College basketball is really two sports. There is a serious regular season where pundits pore over the teams and offer insightful, incontrovertible analysis.
And there is the NCAA Tournament, which is like the dime toss at your church’s harvest festival.
It’s nice to know, actually, that your dog “Spot” is as well equipped to pick the winners as SI’s Seth Davis.
If the NCAA was like the NBA, which produces the best true champion because playoff winners are decided in a best-of-seven series, the tournament would be worth agonizing over.
The best teams would almost always win. Single-elimination, however, makes the NCAA tournament a crap shoot in which one bad official’s call can ruin your spring break.

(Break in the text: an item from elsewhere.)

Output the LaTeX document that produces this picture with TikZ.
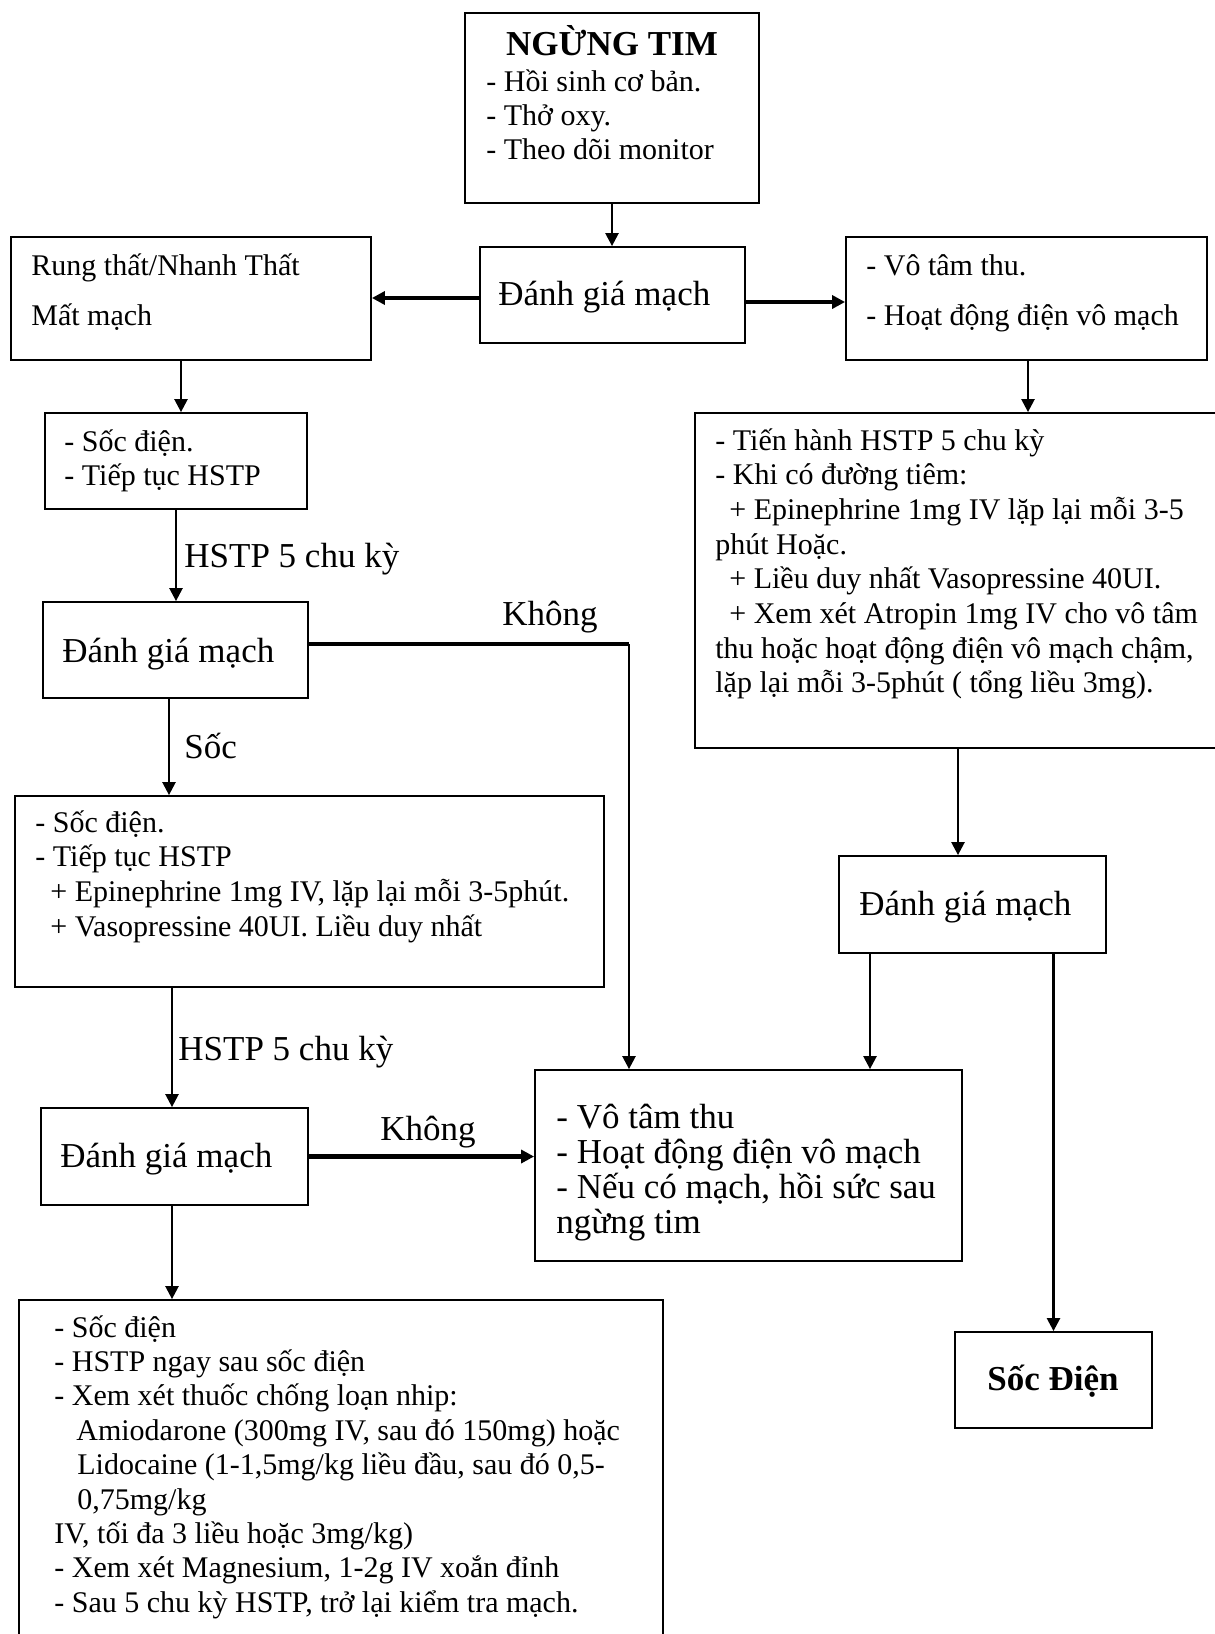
\documentclass[tikz,border=0pt]{standalone}
\usepackage{fontspec}
\setmainfont{Liberation Serif}
\usetikzlibrary{arrows.meta}

% two text sizes used throughout the chart
\newcommand\smallsz{\fontsize{15}{17.25}\selectfont}
\newcommand\bigsz{\fontsize{17.5}{17.5}\selectfont}
% one line of a stacked block; the block sits on the baseline of its first line
\newcommand\tline[1]{\hbox{#1}}
\newcommand\block[2]{\vtop{\baselineskip=#1\lineskiplimit=-100pt #2}}

\begin{document}
\begin{tikzpicture}[x=0.5pt,y=-0.5pt,
  box/.style={draw, line width=0.9pt, inner sep=0pt},
  txt/.style={inner sep=0pt, anchor=base west, font=\smallsz},
  bigtxt/.style={inner sep=0pt, anchor=base west, font=\bigsz},
  arr/.style={line width=1.2pt, -{Triangle[length=6.5pt,width=6.5pt]}},
  thickarr/.style={line width=2.4pt, -{Triangle[length=6.5pt,width=6.5pt]}},
  link/.style={line width=2pt}]

\path[use as bounding box, clip] (0,0) rectangle (1215,1634);

% ---------- boxes ----------
\node[box, minimum width=147pt, minimum height=95pt] (arrest) at (612,108) {};
\node[box, minimum width=132.5pt, minimum height=48pt] (eval1) at (612.5,295) {};
\node[box, minimum width=180pt, minimum height=61.5pt] (vf) at (191,298.5) {};
\node[box, minimum width=180.5pt, minimum height=61.5pt] (asy) at (1026.5,298.5) {};
\node[box, minimum width=131pt, minimum height=48pt] (shock1) at (176,461) {};
\node[box, minimum width=267.5pt, minimum height=167.5pt] (cpr) at (962.5,580.5) {};
\node[box, minimum width=132.5pt, minimum height=48pt] (eval2) at (175.5,650) {};
\node[box, minimum width=294.5pt, minimum height=95.5pt] (shock2) at (309.5,891.5) {};
\node[box, minimum width=133.5pt, minimum height=48.5pt] (evalR) at (972.5,904.5) {};
\node[box, minimum width=133.5pt, minimum height=48.5pt] (eval3) at (174.5,1156.5) {};
\node[box, minimum width=213.5pt, minimum height=95.5pt] (pea) at (748.5,1165.5) {};
\node[box, minimum width=322pt, minimum height=175pt] (drugs) at (341,1475) {};
\node[box, minimum width=98.5pt, minimum height=48pt] (shockR) at (1053.5,1380) {};

% ---------- texts ----------
\node[inner sep=0pt, anchor=base, font=\bigsz\bfseries] (t-title) at (612,55) {NGỪNG TIM};
\node[txt] (t-arrest) at (486,91) {\block{17pt}{%
  \tline{- Hồi sinh cơ bản.}\tline{- Thở oxy.}\tline{- Theo dõi monitor}}};
\node[bigtxt] (t-eval1) at (498,305) {Đánh giá mạch};
\node[txt] (t-vf) at (31,275) {\block{25pt}{%
  \tline{Rung thất/Nhanh Thất}\tline{Mất mạch}}};
\node[txt] (t-asy) at (866,275) {\block{25pt}{%
  \tline{- Vô tâm thu.}\tline{- Hoạt động điện vô mạch}}};
\node[txt] (t-shock1) at (64,451) {\block{17pt}{%
  \tline{- Sốc điện.}\tline{- Tiếp tục HSTP}}};
\node[bigtxt] (l-cyc1) at (184,567) {HSTP 5 chu kỳ};
\node[bigtxt] (t-eval2) at (62,662) {Đánh giá mạch};
\node[bigtxt] (l-no1) at (502,625) {Không};
\node[bigtxt] (l-shock) at (184,758) {Sốc};
\node[txt] (t-cpr) at (715,450) {\block{17.35pt}{%
  \tline{- Tiến hành HSTP 5 chu kỳ}
  \tline{- Khi có đường tiêm:}
  \tline{\kern7pt+ Epinephrine 1mg IV lặp lại mỗi 3-5}
  \tline{phút Hoặc.}
  \tline{\kern7pt+ Liều duy nhất Vasopressine 40UI.}
  \tline{\kern7pt+ Xem xét Atropin 1mg IV cho vô tâm}
  \tline{thu hoặc hoạt động điện vô mạch chậm,}
  \tline{lặp lại mỗi 3-5phút ( tổng liều 3mg).}}};
\node[txt] (t-shock2) at (35,832) {\block{17.4pt}{%
  \tline{- Sốc điện.}
  \tline{- Tiếp tục HSTP}
  \tline{\kern7.5pt+ Epinephrine 1mg IV, lặp lại mỗi 3-5phút.}
  \tline{\kern7.5pt+ Vasopressine 40UI. Liều duy nhất}}};
\node[bigtxt] (l-cyc2) at (178,1060) {HSTP 5 chu kỳ};
\node[bigtxt] (t-evalR) at (859,915) {Đánh giá mạch};
\node[bigtxt] (t-eval3) at (60,1167) {Đánh giá mạch};
\node[bigtxt] (l-no2) at (380,1140) {Không};
\node[bigtxt] (t-pea) at (556,1128) {\block{17.5pt}{%
  \tline{- Vô tâm thu}
  \tline{- Hoạt động điện vô mạch}
  \tline{- Nếu có mạch, hồi sức sau}
  \tline{ngừng tim}}};
\node[txt] (t-drugs) at (54,1337) {\block{17.2pt}{%
  \tline{- Sốc điện}
  \tline{- HSTP ngay sau sốc điện}
  \tline{- Xem xét thuốc chống loạn nhip:}
  \tline{\kern11pt Amiodarone (300mg IV, sau đó 150mg) hoặc}
  \tline{\kern11.5pt Lidocaine (1-1,5mg/kg liều đầu, sau đó 0,5-}
  \tline{\kern11.5pt 0,75mg/kg}
  \tline{IV, tối đa 3 liều hoặc 3mg/kg)}
  \tline{- Xem xét Magnesium, 1-2g IV xoắn đỉnh}
  \tline{- Sau 5 chu kỳ HSTP, trở lại kiểm tra mạch.}}};
\node[inner sep=0pt, anchor=base west, font=\bigsz\bfseries] (t-shockR) at (987,1390) {Sốc Điện};

% ---------- connectors ----------
\draw[arr] (arrest.south) -- (arrest.south |- eval1.north);
\draw[thickarr] ([yshift=-1.5pt]eval1.west) -- ([yshift=-1.5pt]eval1.west -| vf.east);
\draw[thickarr] ([yshift=-3.5pt]eval1.east) -- ([yshift=-3.5pt]eval1.east -| asy.west);
\draw[arr] ([xshift=2.5pt]shock1.north |- vf.south) -- ([xshift=2.5pt]shock1.north);
\draw[arr] ([xshift=0.75pt]asy.south) -- ([xshift=0.75pt]asy.south |- cpr.north);
\draw[arr] (shock1.south) -- (shock1.south |- eval2.north);
\coordinate (bend) at (629,644);
\draw[link] ([yshift=3pt]eval2.east) -- (bend);
\draw[arr] (bend) -- (bend |- pea.north);
\draw[arr] ([xshift=-3.25pt]eval2.south) -- ([xshift=-3.25pt]eval2.south |- shock2.north);
\draw[arr] ([xshift=-1.25pt]eval3.north |- shock2.south) -- ([xshift=-1.25pt]eval3.north);
\draw[thickarr] (eval3.east) -- (eval3.east -| pea.west);
\draw[arr] ([xshift=-1.25pt]eval3.south) -- ([xshift=-1.25pt]eval3.south |- drugs.north);
\draw[arr] ([xshift=-7.25pt]evalR.north |- cpr.south) -- ([xshift=-7.25pt]evalR.north);
\draw[arr] ([xshift=-51.25pt]evalR.south) -- ([xshift=-51.25pt]evalR.south |- pea.north);
\draw[arr] (shockR.north |- evalR.south) -- (shockR.north);

\end{tikzpicture}
\end{document}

The tournament is more of an event than a competition, but that’s fine and also very fun.
This year’s field appears more wide open than ever, which is why Rankman wasted little time (15 minutes) breaking down his bracket and picking the winners.
Why take more time and risk being late for hot yoga?
“The last few years, there’s been at least one, possibly two or three pretty elite teams that factored in for being in the Final Four,” Jay Rood, VP of the race and sports books for MGM Resorts, told the Los Angeles Times. “But I think you could make a case for easily 12 teams this year and possibly more.”
In other words: guess away. Stick to some basic guidelines and lean toward the higher seeds, but also don’t be afraid to consult with an astrologist.
Use this chart to help you through the first round of games.
–The #1 seed is 124–0 against the #16 seed (1.000)
–The #2 seed is 117–7 against the #15 seed (.944)
–The #3 seed is 104–20 against the #14 seed (.839)
–The #4 seed is 99–25 against the #13 seed (.798)
–The #5 seed is 80–44 against the #12 seed (.645)
–The #6 seed is 81–43 against the #11 seed (.653)
–The #7 seed is 76–48 against the #10 seed (.613)
–The #8 seed is 63–61 against the #9 seed (.508)
Early retirement has left Rankman consumed with his stamp collection, bird watching and watching paint dry. He hasn’t had much time to intensely study the teams or the tendencies.
And it won’t decrease his win percentage one Iona. When in doubt go with coaches you respect or like. The coach at Michigan State, Tom Izzo, is way more important than the players. And forget Kentucky’s record or seeding: John Calipari is the coach and he recruits better than that old poster of Uncle Sam.
The bottom line is to have fun and let Aunt Martha have the last laugh when she wins the pool against a field of talking heads on TV.
I’m surprised the 7-10 percentages aren’t as close as the 8-9 percentages, but maybe it’s a reflection of how the #10 seeds are generally chosen (5th place Power Conf teams maybe?).